Grand Challenges

Today’s grand challenges are exactly that. They are multi-dimensional, complex and far reaching issues that do not necessarily have a clear solution in sight. Louis Branscomb suggests many of these technically complex societal problems that have stubbornly defied solution should be addressed with a series of improvements or  by making processes more effective. Often times the emphasis is put on defining a solution to the grand challenges without necessarily giving credit to the discoveries, innovations or improvements that come out of the crucial brainstorming process.

Branscomb illustrated the importance of process rather than outcome in the context of solving the cancer problem. He explained that in the long-term process of diagnosing this grand challenge of finding a cure for cancer, the biomedical research community made discoveries in fields of immunology, cellular biology, genetics, yielding new ways of diagnosing and treating cancer that would never have followed from focusing on a more short-term, clinical research approach. There are benefits to looking at these grand challenges more as frameworks to be implemented and tested over time,  rather than issues that need resolving before an expiration date. Branscomb recognized the potential of  an this kind of intellectual environment that allows for curiosity  to light  new ideas for making the grand challenge easier and quicker to master.

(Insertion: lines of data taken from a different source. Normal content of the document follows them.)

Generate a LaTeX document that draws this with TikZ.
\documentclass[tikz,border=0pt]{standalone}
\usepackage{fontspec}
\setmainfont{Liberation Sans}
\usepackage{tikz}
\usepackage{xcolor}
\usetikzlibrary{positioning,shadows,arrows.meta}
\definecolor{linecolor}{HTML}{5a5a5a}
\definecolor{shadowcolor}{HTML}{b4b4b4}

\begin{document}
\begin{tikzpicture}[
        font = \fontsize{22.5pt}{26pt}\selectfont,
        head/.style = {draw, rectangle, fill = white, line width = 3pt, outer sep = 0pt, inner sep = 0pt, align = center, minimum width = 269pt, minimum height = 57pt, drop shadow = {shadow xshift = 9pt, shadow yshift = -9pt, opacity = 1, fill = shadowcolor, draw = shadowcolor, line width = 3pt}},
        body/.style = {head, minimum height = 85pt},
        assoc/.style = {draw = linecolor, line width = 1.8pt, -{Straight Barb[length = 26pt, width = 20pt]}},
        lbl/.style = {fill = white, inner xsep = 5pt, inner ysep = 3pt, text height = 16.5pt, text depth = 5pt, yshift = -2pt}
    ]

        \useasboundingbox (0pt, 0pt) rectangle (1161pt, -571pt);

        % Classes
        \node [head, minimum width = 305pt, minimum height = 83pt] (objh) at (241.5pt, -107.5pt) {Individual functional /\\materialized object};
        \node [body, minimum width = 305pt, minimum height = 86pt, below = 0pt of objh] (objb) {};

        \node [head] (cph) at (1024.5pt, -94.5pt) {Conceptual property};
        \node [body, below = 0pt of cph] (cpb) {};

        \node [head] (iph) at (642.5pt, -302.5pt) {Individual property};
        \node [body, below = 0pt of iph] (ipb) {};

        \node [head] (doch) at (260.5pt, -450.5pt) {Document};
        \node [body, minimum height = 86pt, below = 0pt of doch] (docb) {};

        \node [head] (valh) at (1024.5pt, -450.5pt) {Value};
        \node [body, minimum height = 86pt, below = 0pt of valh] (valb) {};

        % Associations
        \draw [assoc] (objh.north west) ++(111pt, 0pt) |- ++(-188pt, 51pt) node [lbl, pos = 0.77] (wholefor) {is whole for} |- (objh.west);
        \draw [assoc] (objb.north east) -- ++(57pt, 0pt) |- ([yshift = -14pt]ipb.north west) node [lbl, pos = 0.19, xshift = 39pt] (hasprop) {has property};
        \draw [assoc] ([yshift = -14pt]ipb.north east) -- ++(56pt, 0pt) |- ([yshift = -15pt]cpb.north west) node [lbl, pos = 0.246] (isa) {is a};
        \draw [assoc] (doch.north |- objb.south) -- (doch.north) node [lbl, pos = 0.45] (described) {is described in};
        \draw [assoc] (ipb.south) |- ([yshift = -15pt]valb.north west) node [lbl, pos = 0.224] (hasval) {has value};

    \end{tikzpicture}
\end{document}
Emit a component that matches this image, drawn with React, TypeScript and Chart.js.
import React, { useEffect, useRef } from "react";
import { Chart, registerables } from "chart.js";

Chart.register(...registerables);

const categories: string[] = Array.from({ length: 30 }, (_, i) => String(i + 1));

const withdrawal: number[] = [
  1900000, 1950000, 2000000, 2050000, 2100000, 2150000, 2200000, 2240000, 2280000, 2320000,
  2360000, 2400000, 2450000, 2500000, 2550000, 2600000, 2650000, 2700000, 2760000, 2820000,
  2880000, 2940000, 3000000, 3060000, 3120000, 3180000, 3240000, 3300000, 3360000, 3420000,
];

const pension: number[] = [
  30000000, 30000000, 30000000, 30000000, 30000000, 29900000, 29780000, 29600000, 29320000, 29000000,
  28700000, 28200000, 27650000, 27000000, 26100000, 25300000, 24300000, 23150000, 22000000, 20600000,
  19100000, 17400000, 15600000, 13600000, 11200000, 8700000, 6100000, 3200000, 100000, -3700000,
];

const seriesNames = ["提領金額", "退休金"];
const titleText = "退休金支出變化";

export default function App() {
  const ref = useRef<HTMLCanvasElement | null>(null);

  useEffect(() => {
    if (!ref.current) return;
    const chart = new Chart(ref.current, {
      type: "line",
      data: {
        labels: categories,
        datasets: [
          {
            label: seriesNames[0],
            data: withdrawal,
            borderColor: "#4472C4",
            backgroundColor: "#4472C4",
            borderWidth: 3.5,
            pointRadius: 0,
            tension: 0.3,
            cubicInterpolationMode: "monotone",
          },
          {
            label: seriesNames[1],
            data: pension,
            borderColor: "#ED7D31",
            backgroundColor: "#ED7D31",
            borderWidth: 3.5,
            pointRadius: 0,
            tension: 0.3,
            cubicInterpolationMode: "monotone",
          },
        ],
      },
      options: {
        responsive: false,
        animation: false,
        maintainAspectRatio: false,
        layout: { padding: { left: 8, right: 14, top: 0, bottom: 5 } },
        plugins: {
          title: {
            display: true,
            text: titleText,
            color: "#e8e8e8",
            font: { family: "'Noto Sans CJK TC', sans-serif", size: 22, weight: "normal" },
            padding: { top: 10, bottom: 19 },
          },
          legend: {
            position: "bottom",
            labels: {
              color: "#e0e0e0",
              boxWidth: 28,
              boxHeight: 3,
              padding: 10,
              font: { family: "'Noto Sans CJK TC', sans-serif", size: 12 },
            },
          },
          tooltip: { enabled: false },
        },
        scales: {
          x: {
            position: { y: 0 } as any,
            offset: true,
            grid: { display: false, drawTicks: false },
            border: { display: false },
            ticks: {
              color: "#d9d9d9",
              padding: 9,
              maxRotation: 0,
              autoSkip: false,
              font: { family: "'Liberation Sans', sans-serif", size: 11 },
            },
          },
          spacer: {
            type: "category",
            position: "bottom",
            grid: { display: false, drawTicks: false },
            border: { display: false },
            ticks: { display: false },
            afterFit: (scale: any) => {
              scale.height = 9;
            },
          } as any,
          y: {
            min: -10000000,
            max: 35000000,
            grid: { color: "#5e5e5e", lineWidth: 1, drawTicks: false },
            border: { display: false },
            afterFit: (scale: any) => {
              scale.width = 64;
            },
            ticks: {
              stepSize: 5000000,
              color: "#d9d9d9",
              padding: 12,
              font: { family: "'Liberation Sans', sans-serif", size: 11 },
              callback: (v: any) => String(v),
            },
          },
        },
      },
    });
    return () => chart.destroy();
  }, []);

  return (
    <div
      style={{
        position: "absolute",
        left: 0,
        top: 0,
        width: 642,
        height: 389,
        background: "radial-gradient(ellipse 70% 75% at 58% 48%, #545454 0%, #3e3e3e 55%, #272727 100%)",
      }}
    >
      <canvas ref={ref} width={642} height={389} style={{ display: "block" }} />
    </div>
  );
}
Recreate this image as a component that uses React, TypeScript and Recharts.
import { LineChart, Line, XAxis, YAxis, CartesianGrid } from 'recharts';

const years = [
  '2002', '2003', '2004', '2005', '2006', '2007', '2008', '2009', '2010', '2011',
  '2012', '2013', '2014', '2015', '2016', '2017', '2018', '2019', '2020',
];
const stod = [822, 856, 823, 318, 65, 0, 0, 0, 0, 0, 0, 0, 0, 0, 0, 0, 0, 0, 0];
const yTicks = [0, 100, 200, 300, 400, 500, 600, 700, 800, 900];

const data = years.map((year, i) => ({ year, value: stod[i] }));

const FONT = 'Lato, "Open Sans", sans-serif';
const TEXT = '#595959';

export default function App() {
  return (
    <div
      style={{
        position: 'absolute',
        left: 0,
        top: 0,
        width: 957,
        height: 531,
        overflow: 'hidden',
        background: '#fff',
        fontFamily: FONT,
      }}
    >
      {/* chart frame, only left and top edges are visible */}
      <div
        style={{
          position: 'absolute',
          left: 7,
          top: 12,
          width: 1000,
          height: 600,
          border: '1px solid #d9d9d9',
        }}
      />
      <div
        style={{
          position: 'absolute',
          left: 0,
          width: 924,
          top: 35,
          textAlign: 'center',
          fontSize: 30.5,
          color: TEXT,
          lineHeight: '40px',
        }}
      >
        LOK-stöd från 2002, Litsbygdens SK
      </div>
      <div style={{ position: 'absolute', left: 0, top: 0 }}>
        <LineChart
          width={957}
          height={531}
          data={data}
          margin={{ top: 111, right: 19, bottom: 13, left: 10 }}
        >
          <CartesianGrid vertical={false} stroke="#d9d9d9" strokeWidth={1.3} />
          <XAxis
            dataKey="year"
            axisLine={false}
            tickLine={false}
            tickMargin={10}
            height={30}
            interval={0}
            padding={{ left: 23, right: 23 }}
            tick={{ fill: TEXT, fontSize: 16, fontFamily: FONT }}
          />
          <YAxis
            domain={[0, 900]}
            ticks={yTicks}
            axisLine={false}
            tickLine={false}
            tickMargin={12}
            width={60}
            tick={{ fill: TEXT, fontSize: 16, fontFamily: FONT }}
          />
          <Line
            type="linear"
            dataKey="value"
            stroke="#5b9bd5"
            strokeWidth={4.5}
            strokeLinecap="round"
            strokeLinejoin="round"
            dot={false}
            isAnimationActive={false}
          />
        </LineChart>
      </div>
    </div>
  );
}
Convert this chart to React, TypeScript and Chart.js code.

It is important to remember this approach to grand challenges when we look at recent world development agendas such as the MDGs and the SDGs. Although much progress has been made leading up to 2015, the MDGs were not achieved in their deadline. Millions continue to be affected by grand challenges such as  hunger, aids, and lack of access to education after this 15-year development agenda. With the conclusion of the MDGs in 2015 we saw the expansion of the SDGs from eight goals to seventeen goals.The expansion and specification of the new development agendas goals could be seen as a result of the increased knowledge gained in the successes and failures of the MDGs. With the incompletion of the initial eight goals, and  processes of trial and error, people were able to better understand the complexity of these grand challenges facing our world today. They gained valuable insight into what strategies for evaluation and implementation worked and didn’t work, and recognized the need for a longer timeline. Although we did not complete the MDGs, the implementation process allowed for informed revisions to the way these grand challenges are approached in the SDG framework.